GIVEN TASK: Retype word for word the first line of the listing and each line after it up to the line with "(0,0) rectangle (661,495);", with the pictures taken out.

DATASET CONTENT:
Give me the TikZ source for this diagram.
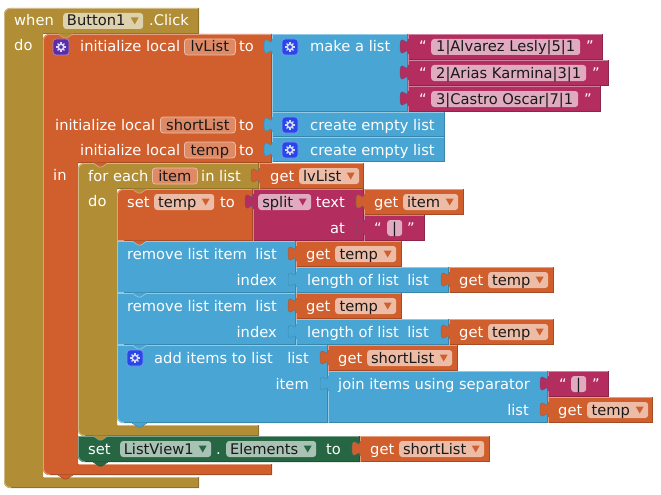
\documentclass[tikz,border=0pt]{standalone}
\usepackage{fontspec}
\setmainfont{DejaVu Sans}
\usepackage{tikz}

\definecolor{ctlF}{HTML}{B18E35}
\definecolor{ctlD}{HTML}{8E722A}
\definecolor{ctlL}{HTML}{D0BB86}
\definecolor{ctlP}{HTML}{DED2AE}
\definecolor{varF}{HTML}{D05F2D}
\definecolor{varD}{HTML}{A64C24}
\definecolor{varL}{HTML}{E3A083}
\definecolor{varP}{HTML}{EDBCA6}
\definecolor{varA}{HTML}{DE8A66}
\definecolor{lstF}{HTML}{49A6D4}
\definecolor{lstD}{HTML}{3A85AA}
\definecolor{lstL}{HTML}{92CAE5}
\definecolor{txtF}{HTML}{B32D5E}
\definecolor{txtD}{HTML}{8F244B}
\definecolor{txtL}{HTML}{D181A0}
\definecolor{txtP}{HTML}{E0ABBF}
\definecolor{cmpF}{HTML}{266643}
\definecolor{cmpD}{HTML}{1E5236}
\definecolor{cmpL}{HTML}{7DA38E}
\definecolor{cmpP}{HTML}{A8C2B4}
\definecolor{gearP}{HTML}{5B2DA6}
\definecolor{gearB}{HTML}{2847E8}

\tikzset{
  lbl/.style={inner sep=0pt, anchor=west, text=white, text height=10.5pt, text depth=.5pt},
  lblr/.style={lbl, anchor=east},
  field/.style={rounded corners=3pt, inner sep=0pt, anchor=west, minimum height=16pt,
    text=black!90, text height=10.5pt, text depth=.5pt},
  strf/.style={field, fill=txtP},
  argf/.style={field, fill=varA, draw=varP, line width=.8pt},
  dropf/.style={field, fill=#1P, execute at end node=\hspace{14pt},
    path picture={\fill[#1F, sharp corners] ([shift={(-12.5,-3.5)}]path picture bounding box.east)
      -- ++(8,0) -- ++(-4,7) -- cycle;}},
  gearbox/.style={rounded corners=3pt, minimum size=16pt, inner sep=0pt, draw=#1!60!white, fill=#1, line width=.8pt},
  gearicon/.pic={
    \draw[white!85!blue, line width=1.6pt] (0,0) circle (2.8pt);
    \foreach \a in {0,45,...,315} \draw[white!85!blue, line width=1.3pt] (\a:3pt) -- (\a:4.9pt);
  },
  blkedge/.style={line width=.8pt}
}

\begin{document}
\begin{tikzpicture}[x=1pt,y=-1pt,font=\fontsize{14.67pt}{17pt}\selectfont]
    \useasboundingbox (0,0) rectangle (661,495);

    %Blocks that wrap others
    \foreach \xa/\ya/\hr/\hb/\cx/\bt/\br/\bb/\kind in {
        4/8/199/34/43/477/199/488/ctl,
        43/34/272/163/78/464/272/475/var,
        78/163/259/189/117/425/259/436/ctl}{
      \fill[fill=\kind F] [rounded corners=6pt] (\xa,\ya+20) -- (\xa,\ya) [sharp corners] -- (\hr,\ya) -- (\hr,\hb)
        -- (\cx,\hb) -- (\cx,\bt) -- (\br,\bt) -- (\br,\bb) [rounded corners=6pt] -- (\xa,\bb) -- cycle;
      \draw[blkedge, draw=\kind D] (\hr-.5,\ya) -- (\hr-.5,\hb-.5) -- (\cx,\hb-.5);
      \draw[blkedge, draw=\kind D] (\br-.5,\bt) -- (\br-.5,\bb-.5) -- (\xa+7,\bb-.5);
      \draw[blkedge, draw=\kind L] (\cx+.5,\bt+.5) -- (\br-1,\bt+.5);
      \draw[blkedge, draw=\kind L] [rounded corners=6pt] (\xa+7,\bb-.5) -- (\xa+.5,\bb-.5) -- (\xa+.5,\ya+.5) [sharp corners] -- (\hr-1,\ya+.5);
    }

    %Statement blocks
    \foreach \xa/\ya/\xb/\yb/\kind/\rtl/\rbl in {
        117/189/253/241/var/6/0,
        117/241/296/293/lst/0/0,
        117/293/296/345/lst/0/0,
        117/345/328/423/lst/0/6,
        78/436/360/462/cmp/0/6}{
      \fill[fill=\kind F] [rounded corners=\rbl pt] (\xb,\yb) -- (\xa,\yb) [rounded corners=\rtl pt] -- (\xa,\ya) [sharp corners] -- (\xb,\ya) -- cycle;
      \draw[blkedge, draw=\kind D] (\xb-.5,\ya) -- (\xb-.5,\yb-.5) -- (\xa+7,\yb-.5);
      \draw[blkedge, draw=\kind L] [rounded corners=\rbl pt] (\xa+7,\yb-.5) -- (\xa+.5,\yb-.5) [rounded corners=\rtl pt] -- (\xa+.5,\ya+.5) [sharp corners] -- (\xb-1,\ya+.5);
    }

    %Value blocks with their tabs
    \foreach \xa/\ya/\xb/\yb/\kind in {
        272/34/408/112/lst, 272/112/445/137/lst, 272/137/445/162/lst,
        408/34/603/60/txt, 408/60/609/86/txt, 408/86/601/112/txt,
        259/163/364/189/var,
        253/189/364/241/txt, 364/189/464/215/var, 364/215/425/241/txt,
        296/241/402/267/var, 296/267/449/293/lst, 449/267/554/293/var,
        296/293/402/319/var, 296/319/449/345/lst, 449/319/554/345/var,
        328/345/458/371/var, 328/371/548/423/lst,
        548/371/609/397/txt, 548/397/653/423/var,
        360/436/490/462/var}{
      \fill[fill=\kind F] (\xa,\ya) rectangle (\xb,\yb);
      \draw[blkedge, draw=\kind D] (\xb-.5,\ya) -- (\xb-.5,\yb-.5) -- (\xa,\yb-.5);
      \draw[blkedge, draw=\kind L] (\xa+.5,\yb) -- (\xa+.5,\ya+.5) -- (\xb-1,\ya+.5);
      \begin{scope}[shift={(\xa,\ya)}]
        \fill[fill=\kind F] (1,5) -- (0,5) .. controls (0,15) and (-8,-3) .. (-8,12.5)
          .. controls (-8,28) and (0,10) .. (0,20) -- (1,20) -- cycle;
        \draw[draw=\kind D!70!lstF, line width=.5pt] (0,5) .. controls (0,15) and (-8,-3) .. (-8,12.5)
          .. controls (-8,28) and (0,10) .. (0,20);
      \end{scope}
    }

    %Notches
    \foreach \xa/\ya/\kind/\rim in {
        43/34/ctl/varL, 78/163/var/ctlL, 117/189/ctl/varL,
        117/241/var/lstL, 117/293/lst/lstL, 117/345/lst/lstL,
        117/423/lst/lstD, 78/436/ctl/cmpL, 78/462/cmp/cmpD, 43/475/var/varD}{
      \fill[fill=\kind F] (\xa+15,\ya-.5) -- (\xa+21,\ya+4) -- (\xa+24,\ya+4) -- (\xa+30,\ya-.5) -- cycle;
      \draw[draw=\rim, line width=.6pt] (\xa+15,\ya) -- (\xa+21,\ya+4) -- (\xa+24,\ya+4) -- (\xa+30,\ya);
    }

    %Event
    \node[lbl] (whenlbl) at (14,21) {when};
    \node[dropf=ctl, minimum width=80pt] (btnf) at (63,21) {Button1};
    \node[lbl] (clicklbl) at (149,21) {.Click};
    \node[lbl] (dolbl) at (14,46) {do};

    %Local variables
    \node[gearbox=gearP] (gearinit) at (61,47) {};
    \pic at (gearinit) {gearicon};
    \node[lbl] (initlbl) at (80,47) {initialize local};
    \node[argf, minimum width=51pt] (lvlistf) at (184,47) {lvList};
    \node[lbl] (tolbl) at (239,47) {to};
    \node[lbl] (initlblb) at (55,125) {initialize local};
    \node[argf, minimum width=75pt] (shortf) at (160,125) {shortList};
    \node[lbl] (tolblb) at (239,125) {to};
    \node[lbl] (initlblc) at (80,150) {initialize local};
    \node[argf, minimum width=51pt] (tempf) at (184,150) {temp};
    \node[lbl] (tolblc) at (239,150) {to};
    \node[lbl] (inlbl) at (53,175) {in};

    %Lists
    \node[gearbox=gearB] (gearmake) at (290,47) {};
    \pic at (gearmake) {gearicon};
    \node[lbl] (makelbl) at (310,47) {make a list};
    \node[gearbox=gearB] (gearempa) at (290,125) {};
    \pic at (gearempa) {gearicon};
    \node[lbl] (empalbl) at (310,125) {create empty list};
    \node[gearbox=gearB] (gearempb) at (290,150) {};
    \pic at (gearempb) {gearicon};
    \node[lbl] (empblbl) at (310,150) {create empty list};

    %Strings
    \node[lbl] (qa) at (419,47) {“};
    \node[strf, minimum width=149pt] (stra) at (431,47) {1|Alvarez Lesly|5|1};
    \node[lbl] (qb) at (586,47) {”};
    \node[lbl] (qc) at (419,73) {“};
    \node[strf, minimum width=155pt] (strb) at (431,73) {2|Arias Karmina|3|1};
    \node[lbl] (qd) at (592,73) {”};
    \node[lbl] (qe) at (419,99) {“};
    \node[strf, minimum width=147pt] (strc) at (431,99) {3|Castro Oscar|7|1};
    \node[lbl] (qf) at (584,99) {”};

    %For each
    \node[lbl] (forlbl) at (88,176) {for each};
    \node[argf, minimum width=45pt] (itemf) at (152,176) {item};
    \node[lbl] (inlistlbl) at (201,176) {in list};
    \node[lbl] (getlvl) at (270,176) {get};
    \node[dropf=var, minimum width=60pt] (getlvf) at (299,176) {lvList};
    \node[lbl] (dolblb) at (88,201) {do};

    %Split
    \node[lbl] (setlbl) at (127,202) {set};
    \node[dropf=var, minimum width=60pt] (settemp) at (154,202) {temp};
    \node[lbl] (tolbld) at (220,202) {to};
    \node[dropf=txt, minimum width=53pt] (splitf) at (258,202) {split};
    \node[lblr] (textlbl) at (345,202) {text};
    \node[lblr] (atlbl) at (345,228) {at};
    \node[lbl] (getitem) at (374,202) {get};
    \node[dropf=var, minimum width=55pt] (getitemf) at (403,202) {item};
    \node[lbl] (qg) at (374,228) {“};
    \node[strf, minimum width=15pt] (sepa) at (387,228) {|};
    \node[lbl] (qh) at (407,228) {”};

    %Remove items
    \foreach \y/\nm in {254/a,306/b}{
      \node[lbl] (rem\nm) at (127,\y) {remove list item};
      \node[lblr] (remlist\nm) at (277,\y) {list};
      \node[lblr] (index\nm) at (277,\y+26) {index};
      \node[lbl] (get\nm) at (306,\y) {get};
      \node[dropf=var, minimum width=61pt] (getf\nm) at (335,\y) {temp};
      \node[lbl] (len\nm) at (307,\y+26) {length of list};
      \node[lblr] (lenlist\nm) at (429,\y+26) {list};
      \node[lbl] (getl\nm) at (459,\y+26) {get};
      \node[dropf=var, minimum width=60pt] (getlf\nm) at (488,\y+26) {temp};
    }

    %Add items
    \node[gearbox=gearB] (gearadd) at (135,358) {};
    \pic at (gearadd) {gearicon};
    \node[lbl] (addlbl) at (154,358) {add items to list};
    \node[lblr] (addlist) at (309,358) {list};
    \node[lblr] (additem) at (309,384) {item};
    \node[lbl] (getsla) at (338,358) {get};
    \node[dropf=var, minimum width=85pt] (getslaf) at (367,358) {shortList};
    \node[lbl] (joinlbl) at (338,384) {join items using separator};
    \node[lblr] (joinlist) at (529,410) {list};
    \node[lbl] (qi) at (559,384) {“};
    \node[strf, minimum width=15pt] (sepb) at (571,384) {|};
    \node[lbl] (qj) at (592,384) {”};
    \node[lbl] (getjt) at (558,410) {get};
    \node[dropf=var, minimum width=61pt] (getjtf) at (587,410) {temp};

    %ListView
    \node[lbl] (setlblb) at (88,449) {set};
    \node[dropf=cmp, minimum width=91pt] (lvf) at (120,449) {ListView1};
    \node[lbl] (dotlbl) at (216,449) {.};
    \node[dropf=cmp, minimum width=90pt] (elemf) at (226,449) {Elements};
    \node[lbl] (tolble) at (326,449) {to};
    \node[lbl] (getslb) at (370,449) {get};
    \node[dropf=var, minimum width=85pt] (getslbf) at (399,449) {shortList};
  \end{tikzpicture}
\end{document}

SOLVED PROBLEM:
Give me the TikZ source for this diagram.
\documentclass[tikz,border=0pt]{standalone}
\usepackage{fontspec}
\setmainfont{DejaVu Sans}
\usepackage{tikz}

\definecolor{ctlF}{HTML}{B18E35}
\definecolor{ctlD}{HTML}{8E722A}
\definecolor{ctlL}{HTML}{D0BB86}
\definecolor{ctlP}{HTML}{DED2AE}
\definecolor{varF}{HTML}{D05F2D}
\definecolor{varD}{HTML}{A64C24}
\definecolor{varL}{HTML}{E3A083}
\definecolor{varP}{HTML}{EDBCA6}
\definecolor{varA}{HTML}{DE8A66}
\definecolor{lstF}{HTML}{49A6D4}
\definecolor{lstD}{HTML}{3A85AA}
\definecolor{lstL}{HTML}{92CAE5}
\definecolor{txtF}{HTML}{B32D5E}
\definecolor{txtD}{HTML}{8F244B}
\definecolor{txtL}{HTML}{D181A0}
\definecolor{txtP}{HTML}{E0ABBF}
\definecolor{cmpF}{HTML}{266643}
\definecolor{cmpD}{HTML}{1E5236}
\definecolor{cmpL}{HTML}{7DA38E}
\definecolor{cmpP}{HTML}{A8C2B4}
\definecolor{gearP}{HTML}{5B2DA6}
\definecolor{gearB}{HTML}{2847E8}

\tikzset{
  lbl/.style={inner sep=0pt, anchor=west, text=white, text height=10.5pt, text depth=.5pt},
  lblr/.style={lbl, anchor=east},
  field/.style={rounded corners=3pt, inner sep=0pt, anchor=west, minimum height=16pt,
    text=black!90, text height=10.5pt, text depth=.5pt},
  strf/.style={field, fill=txtP},
  argf/.style={field, fill=varA, draw=varP, line width=.8pt},
  dropf/.style={field, fill=#1P, execute at end node=\hspace{14pt},
    path picture={\fill[#1F, sharp corners] ([shift={(-12.5,-3.5)}]path picture bounding box.east)
      -- ++(8,0) -- ++(-4,7) -- cycle;}},
  gearbox/.style={rounded corners=3pt, minimum size=16pt, inner sep=0pt, draw=#1!60!white, fill=#1, line width=.8pt},
  gearicon/.pic={
    \draw[white!85!blue, line width=1.6pt] (0,0) circle (2.8pt);
    \foreach \a in {0,45,...,315} \draw[white!85!blue, line width=1.3pt] (\a:3pt) -- (\a:4.9pt);
  },
  blkedge/.style={line width=.8pt}
}

\begin{document}
\begin{tikzpicture}[x=1pt,y=-1pt,font=\fontsize{14.67pt}{17pt}\selectfont]
    \useasboundingbox (0,0) rectangle (661,495);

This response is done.